(begin)
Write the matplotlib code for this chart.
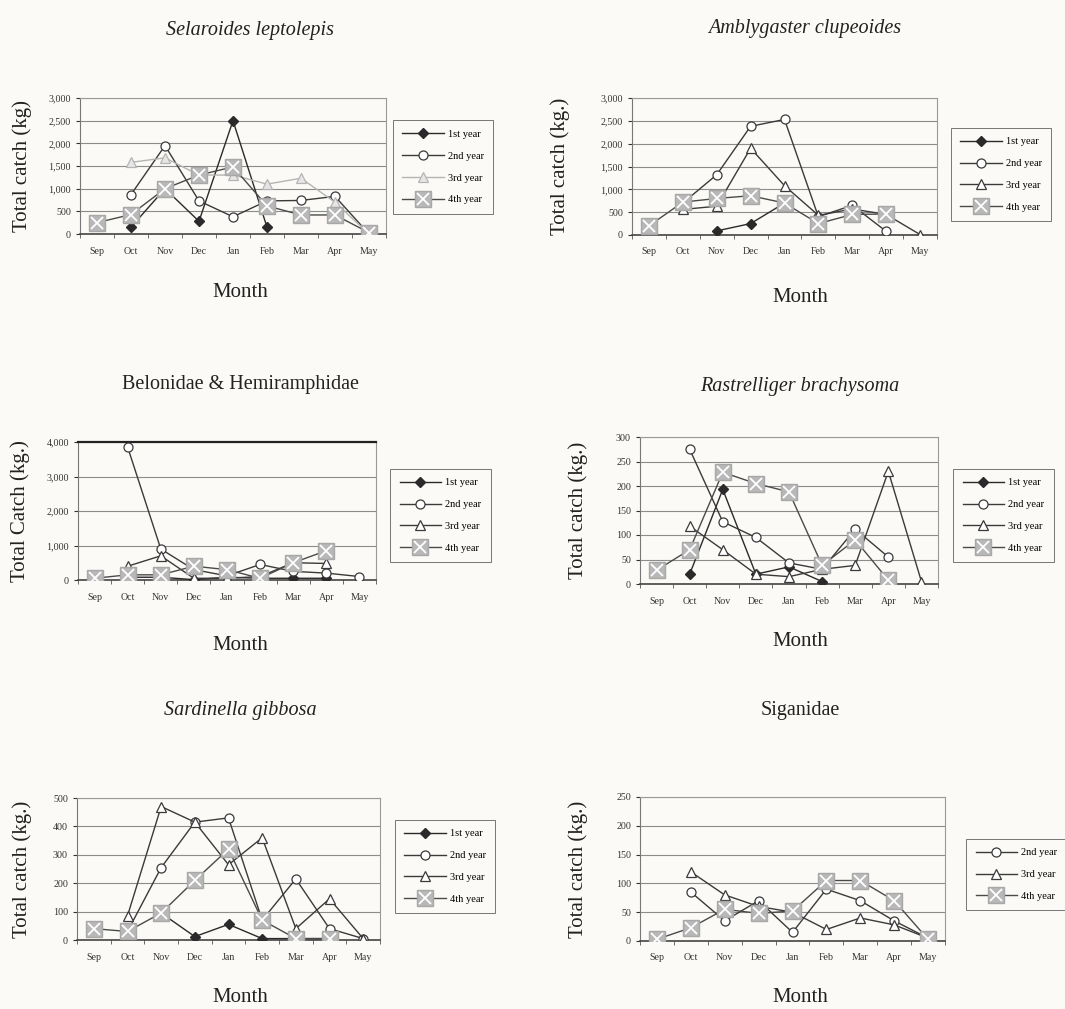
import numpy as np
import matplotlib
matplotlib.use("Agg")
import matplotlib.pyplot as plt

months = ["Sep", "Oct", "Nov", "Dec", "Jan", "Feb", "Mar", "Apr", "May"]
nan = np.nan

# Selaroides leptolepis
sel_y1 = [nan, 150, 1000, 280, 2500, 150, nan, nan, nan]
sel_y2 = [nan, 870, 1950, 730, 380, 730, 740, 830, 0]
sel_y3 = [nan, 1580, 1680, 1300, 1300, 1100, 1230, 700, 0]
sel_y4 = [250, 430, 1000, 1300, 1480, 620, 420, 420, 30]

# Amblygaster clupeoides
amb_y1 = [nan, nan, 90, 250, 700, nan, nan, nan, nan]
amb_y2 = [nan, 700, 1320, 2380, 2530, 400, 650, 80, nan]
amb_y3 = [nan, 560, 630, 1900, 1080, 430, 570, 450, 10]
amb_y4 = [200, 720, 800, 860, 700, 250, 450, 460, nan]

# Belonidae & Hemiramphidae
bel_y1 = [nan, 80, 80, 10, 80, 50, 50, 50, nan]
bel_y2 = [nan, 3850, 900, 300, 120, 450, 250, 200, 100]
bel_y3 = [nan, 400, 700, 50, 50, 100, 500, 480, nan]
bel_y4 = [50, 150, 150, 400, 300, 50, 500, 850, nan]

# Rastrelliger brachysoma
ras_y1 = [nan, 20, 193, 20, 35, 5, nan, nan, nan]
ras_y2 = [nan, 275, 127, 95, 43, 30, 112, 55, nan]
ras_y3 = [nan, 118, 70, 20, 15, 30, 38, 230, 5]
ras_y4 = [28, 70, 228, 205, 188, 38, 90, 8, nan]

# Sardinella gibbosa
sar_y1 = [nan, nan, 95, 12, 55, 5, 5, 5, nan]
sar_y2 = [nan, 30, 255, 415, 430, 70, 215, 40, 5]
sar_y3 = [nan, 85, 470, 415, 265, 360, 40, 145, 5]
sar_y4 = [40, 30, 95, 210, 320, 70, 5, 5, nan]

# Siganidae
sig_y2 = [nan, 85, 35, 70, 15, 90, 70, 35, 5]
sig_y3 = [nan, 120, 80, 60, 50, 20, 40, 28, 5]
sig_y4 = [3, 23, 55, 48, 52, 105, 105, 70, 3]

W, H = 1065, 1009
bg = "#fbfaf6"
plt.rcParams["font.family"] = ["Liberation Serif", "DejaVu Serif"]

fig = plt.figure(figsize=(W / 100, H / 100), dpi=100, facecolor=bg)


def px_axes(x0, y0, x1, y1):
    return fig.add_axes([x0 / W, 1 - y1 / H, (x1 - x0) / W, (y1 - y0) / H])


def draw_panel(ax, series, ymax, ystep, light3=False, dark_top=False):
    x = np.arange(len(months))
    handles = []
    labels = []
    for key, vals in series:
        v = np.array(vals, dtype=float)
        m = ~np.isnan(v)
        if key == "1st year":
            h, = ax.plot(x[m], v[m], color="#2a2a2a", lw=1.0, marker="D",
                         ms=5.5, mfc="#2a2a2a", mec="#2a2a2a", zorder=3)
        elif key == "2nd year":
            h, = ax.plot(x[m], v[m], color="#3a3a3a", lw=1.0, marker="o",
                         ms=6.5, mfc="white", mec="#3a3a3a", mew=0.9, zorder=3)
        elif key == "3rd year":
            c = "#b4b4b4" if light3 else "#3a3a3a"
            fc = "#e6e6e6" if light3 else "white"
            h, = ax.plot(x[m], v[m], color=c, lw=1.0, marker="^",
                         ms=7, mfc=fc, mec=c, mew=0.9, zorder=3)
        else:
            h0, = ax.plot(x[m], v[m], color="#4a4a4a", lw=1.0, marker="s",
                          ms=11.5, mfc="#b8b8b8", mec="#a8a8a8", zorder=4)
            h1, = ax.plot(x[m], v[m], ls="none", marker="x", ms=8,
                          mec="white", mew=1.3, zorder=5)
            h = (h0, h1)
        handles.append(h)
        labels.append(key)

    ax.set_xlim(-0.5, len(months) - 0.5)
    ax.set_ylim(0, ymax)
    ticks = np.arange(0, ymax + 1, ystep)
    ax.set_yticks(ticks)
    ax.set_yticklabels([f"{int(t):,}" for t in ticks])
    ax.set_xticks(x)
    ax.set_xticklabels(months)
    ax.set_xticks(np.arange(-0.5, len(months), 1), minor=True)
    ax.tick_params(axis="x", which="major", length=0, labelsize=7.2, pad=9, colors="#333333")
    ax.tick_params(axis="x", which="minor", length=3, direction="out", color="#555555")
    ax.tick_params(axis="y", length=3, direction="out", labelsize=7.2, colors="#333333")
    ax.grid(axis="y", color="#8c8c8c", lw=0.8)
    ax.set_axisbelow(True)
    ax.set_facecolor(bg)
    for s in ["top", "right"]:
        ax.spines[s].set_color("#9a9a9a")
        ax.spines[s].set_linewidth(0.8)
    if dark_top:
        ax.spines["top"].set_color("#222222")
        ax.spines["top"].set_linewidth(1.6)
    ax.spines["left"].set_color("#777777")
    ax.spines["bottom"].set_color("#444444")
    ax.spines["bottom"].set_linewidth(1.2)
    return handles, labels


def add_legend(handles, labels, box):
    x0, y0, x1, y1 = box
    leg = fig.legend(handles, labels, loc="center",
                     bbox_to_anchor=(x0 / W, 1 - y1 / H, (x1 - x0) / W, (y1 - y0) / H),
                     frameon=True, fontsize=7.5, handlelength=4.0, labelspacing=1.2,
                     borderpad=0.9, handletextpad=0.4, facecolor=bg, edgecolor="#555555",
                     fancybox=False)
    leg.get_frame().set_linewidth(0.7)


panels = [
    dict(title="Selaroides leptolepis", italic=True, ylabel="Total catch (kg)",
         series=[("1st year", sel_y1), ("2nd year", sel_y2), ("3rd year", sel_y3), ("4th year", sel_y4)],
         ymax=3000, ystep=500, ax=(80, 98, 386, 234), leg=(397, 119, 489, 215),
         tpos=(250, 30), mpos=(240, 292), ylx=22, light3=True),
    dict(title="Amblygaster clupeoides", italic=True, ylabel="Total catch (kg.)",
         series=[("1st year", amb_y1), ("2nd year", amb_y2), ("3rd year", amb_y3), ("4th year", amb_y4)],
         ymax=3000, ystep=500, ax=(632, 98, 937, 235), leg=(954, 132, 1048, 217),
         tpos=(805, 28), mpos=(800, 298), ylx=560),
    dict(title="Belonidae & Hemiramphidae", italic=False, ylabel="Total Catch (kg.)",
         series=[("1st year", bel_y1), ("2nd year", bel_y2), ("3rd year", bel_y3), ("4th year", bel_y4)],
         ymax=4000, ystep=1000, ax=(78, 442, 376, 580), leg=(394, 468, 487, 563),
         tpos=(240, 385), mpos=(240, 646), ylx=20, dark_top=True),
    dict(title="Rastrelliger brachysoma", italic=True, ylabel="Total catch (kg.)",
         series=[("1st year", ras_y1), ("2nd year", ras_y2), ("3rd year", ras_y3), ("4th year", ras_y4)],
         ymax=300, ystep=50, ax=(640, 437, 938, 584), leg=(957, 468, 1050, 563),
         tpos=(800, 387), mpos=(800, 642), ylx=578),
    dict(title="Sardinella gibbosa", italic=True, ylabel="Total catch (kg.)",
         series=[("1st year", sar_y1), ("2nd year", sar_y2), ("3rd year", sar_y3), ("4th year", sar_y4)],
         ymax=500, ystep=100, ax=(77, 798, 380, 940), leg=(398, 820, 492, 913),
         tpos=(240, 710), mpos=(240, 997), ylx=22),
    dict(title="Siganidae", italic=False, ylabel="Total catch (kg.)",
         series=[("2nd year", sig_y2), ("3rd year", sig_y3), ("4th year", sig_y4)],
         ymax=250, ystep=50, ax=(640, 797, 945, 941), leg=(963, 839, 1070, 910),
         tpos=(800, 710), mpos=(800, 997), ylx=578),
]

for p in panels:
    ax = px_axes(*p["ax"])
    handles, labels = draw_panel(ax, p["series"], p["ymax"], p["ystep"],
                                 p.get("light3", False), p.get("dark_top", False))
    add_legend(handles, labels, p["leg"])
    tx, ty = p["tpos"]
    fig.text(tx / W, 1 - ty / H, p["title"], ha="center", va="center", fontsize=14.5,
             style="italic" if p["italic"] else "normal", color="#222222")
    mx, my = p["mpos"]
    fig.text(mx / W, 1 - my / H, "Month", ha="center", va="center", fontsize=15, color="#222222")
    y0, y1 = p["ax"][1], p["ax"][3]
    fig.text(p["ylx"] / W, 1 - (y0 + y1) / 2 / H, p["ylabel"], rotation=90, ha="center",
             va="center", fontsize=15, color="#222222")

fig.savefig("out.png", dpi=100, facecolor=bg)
(end)
From the first line of the listing above, repeat every line through the one holding "sel_y4 = [250, 430, 1000, 1300, 1480, 620, 420, 420, 30]". Both ends count, and pictures stay out.

Write the matplotlib code for this chart.
import numpy as np
import matplotlib
matplotlib.use("Agg")
import matplotlib.pyplot as plt

months = ["Sep", "Oct", "Nov", "Dec", "Jan", "Feb", "Mar", "Apr", "May"]
nan = np.nan

# Selaroides leptolepis
sel_y1 = [nan, 150, 1000, 280, 2500, 150, nan, nan, nan]
sel_y2 = [nan, 870, 1950, 730, 380, 730, 740, 830, 0]
sel_y3 = [nan, 1580, 1680, 1300, 1300, 1100, 1230, 700, 0]
sel_y4 = [250, 430, 1000, 1300, 1480, 620, 420, 420, 30]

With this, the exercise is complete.